Although aluminum recycling’s cast of characters has changed several times in the past 50 years, the 3 million tons of aluminum scrap collected in the U.S. in 2011 demonstrates that the metal itself continues to play a starring role in the scrap industry.


Scale and Status
The collection, processing and sale of aluminum, along with red metals and iron and steel, have helped the scrap metal industry achieve its current size and scale. The role of these activities in conserving resources and energy and reducing carbon emissions has also helped it attain a better image over the years.

Zulanch says his work in the scrap industry was difficult to explain, even to family members, when he first entered the business because the scrap industry was to most observers largely indistinguishable from the “junk” business.

“After my kids were born and as they went to school, they really, really did not know what I did,” he comments.

It was not until his oldest daughter was a senior in college, says Zulanch, that he saw an opportunity to explain. “She had to do a report on, of all things, recycling.
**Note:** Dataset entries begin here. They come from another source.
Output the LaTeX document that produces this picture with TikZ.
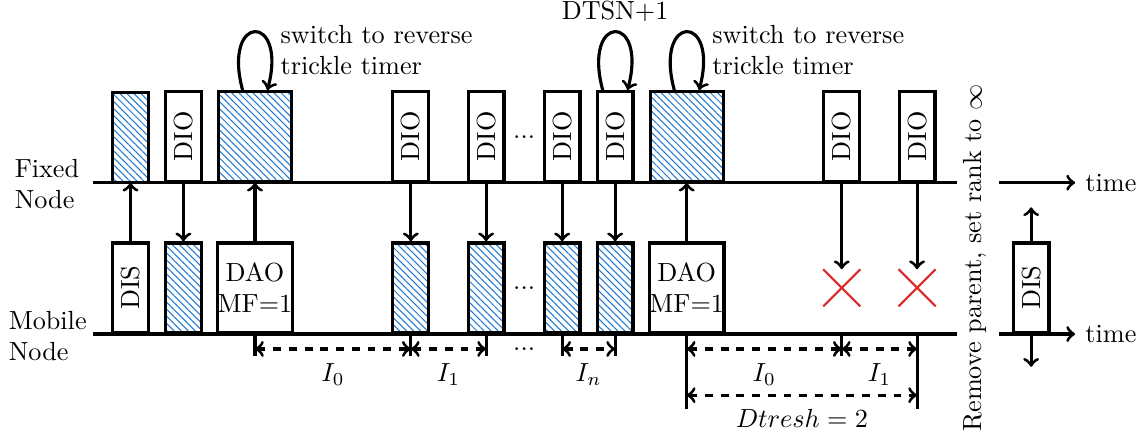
\documentclass[tikz,border=0pt]{standalone}
\usepackage{tikz}
\usetikzlibrary{arrows,patterns.meta,shapes.misc}

\definecolor{hatchblue}{RGB}{30,120,210}
\definecolor{crossred}{RGB}{220,40,40}

\tikzset{
  pkt/.style={draw, very thick, inner sep=0pt, minimum width=0.48cm,
              minimum height=1.2cm, anchor=south, align=center},
  widepkt/.style={pkt, minimum width=0.98cm},
  hatched/.style={pattern={Lines[angle=-45,distance=1.9pt,line width=0.4pt]},
                  pattern color=hatchblue},
  lost/.style={cross out, draw=crossred, thick, minimum size=0.47cm, inner sep=0pt},
  interval/.style={<->, dashed},
}

\begin{document}
\begin{tikzpicture}[>=to, auto, very thick]
  \useasboundingbox (-1.25,-1.40) rectangle (14.00,4.48);

  % time lines
  \draw (0,2.03) -- (11.59,2.03);
  \draw (0,0) -- (11.59,0);
  \draw[->] (12.15,2.03) -- (13.17,2.03) node[right] {time};
  \draw[->] (12.15,0) -- (13.17,0) node[right] {time};

  \node[align=left] (fixed)  at (-0.62,2.01)  {Fixed\\Node};
  \node[align=left] (mobile) at (-0.61,-0.03) {Mobile\\Node};

  % fixed node
  \node[pkt,hatched]     (f1)  at (0.50,2.03)  {};
  \node[pkt]             (f2)  at (1.21,2.03)  {\rotatebox{90}{DIO}};
  \node[widepkt,hatched] (f3)  at (2.17,2.03)  {};
  \node[pkt]             (f4)  at (4.26,2.03)  {\rotatebox{90}{DIO}};
  \node[pkt]             (f5)  at (5.27,2.03)  {\rotatebox{90}{DIO}};
  \node[pkt]             (f6)  at (6.29,2.03)  {\rotatebox{90}{DIO}};
  \node[pkt]             (f7)  at (7.00,2.03)  {\rotatebox{90}{DIO}};
  \node[widepkt,hatched] (f8)  at (7.96,2.03)  {};
  \node[pkt]             (f9)  at (10.04,2.03) {\rotatebox{90}{DIO}};
  \node[pkt]             (f10) at (11.05,2.03) {\rotatebox{90}{DIO}};
  \node (fdots) at (5.78,2.64) {...};

  % mobile node
  \node[pkt]             (m1) at (0.50,0) {\rotatebox{90}{DIS}};
  \node[pkt,hatched]     (m2) at (1.21,0) {};
  \node[widepkt]         (m3) at (2.17,0) {DAO\\MF=1};
  \node[pkt,hatched]     (m4) at (4.26,0) {};
  \node[pkt,hatched]     (m5) at (5.27,0) {};
  \node[pkt,hatched]     (m6) at (6.29,0) {};
  \node[pkt,hatched]     (m7) at (7.00,0) {};
  \node[widepkt]         (m8) at (7.96,0) {DAO\\MF=1};
  \node (mdots) at (5.78,0.61) {...};

  \node[lost] (x9)  at (10.04,0.62) {};
  \node[lost] (x10) at (11.05,0.62) {};

  \node[pkt] (dis) at (12.58,0) {\rotatebox{90}{DIS}};
  \coordinate (disup)   at (12.58,1.70);
  \coordinate (disdown) at (12.58,-0.44);

  \node[rotate=90] (remove) at (11.83,1.02) {Remove parent, set rank to $\infty$};

  % messages
  \path[->] (m1)  edge (f1)
            (f2)  edge (m2)
            (m3)  edge (f3)
            (f4)  edge (m4)
            (f5)  edge (m5)
            (f6)  edge (m6)
            (f7)  edge (m7)
            (m8)  edge (f8)
            (f9)  edge (x9)
            (f10) edge (x10)
            (dis) edge (disup)
            (dis) edge (disdown);

  % loops
  \path[->] (f3) edge[loop above, looseness=8.3] node[pos=0.78,right,align=left]
                 {switch to reverse\\trickle timer} (f3)
            (f7) edge[loop above, looseness=8.3] node {DTSN+1} (f7)
            (f8) edge[loop above, looseness=8.3] node[pos=0.78,right,align=left]
                 {switch to reverse\\trickle timer} (f8);

  % interval marks
  \draw (m3.south) -- ++(0,-0.30);
  \draw (m4.south) -- ++(0,-0.30);
  \draw (m5.south) -- ++(0,-0.30);
  \draw (m6.south) -- ++(0,-0.30);
  \draw (m7.south) -- ++(0,-0.30);
  \draw (m8.south) -- ++(0,-1.01);
  \draw (10.04,0) -- ++(0,-0.30);
  \draw (11.05,0) -- ++(0,-1.01);

  \coordinate (a0) at (2.17,-0.2);
  \coordinate (a1) at (4.26,-0.2);
  \coordinate (a2) at (5.27,-0.2);
  \coordinate (a3) at (6.29,-0.2);
  \coordinate (a4) at (7.00,-0.2);
  \coordinate (a5) at (7.96,-0.2);
  \coordinate (a6) at (10.04,-0.2);
  \coordinate (a7) at (11.05,-0.2);
  \coordinate (d0) at (7.96,-0.82);
  \coordinate (d1) at (11.05,-0.82);

  \draw[interval] (a0) -- node[below=1.5pt] {$I_0$} (a1);
  \draw[interval] (a1) -- node[below=1.5pt] {$I_1$} (a2);
  \node (idots) at (5.78,-0.2) {...};
  \draw[interval] (a3) -- node[below=1.5pt] {$I_n$} (a4);
  \draw[interval] (a5) -- node[below=1.5pt] {$I_0$} (a6);
  \draw[interval] (a6) -- node[below=1.5pt] {$I_1$} (a7);
  \draw[interval] (d0) -- node[below=1.5pt] {$Dtresh = 2$} (d1);
\end{tikzpicture}
\end{document}
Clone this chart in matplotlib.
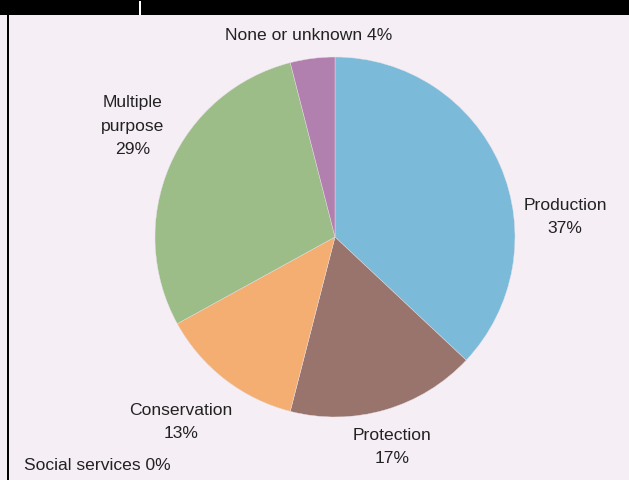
import matplotlib
matplotlib.use("Agg")
import matplotlib.pyplot as plt

categories = ["Production", "Protection", "Conservation", "Multiple purpose", "None or unknown", "Social services"]
values = [37, 17, 13, 29, 4, 0]
colors = ["#7bbbd9", "#98746c", "#f4ae72", "#9cbd88", "#b280ae", "#cccccc"]
label_texts = ["Production\n37%", "Protection\n17%", "Conservation\n13%", "Multiple\npurpose\n29%",
               "None or unknown 4%", "Social services 0%"]

W, H = 629, 480
bg = "#f5eef5"
fig = plt.figure(figsize=(W / 100, H / 100), dpi=100, facecolor=bg)

# pie axes: center (335,237), radius 180 px
cx, cy, r = 335, 237, 180
ax = fig.add_axes([(cx - r) / W, (H - cy - r) / H, 2 * r / W, 2 * r / H])
ax.set_facecolor("none")
ax.pie(values[:5], colors=colors[:5], startangle=90, counterclock=False, radius=1,
       wedgeprops=dict(linewidth=0.3, edgecolor="#e8e0e8"))
ax.set_xlim(-1, 1)
ax.set_ylim(-1, 1)
ax.set_aspect("equal")
ax.axis("off")

font = dict(family=["Liberation Sans", "DejaVu Sans"], fontsize=12.6, color="#222222",
            linespacing=1.7)
# label positions in pixels (center of text block)
pos = [(565, 217, "center"), (392, 447, "center"), (181, 422, "center"),
       (133, 126, "center"), (309, 35, "center"), (24, 466, "left")]
for txt, (x, y, ha) in zip(label_texts, pos):
    fig.text(x / W, 1 - y / H, txt, ha=ha, va="center", multialignment="center", **font)

# black frame band at top and left border
fig.add_artist(plt.Rectangle((0, 1 - 15 / H), 1, 15 / H, transform=fig.transFigure,
                             facecolor="black", edgecolor="none"))
fig.add_artist(plt.Rectangle((7 / W, 0), 2 / W, 1, transform=fig.transFigure,
                             facecolor="black", edgecolor="none"))
fig.add_artist(plt.Rectangle((139 / W, 1 - 15 / H), 2 / W, 14 / H, transform=fig.transFigure,
                             facecolor="white", edgecolor="none"))

fig.savefig("out.png", dpi=100, facecolor=bg)
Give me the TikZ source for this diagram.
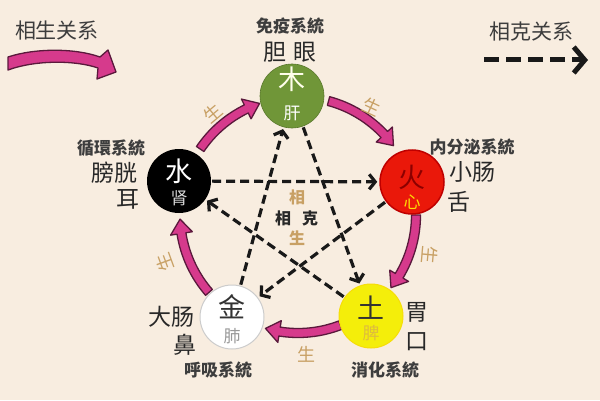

I took her to our shredder and she did a full report with pictures and samples. It opened her eyes and her classmates’ eyes; it was a great experience.”

Sax says that while it could be an uphill battle when talking to people unfamiliar with scrap recycling, “From day one I always stressed the importance of our industry.” He says the industry plays an important role in “the conservation of natural resources and as a help with the balance of trade for the U.S.A.”

ISRI, in its “Scrap Yearbook 2012,” describes the U.S. scrap recycling industry as “a sophisticated, capital-intensive industry [that is] recognized as one of the world’s first green industries while serving as an economic leader, job creator, major exporter and environmental steward.”

In 2011, recyclers in the U.S. collected and processed some 74 million metric tons of ferrous scrap and 9 million metric tons of nonferrous scrap, overseeing a level of activity, engaging in global trading and using technology that would have been difficult to fathom in 1963.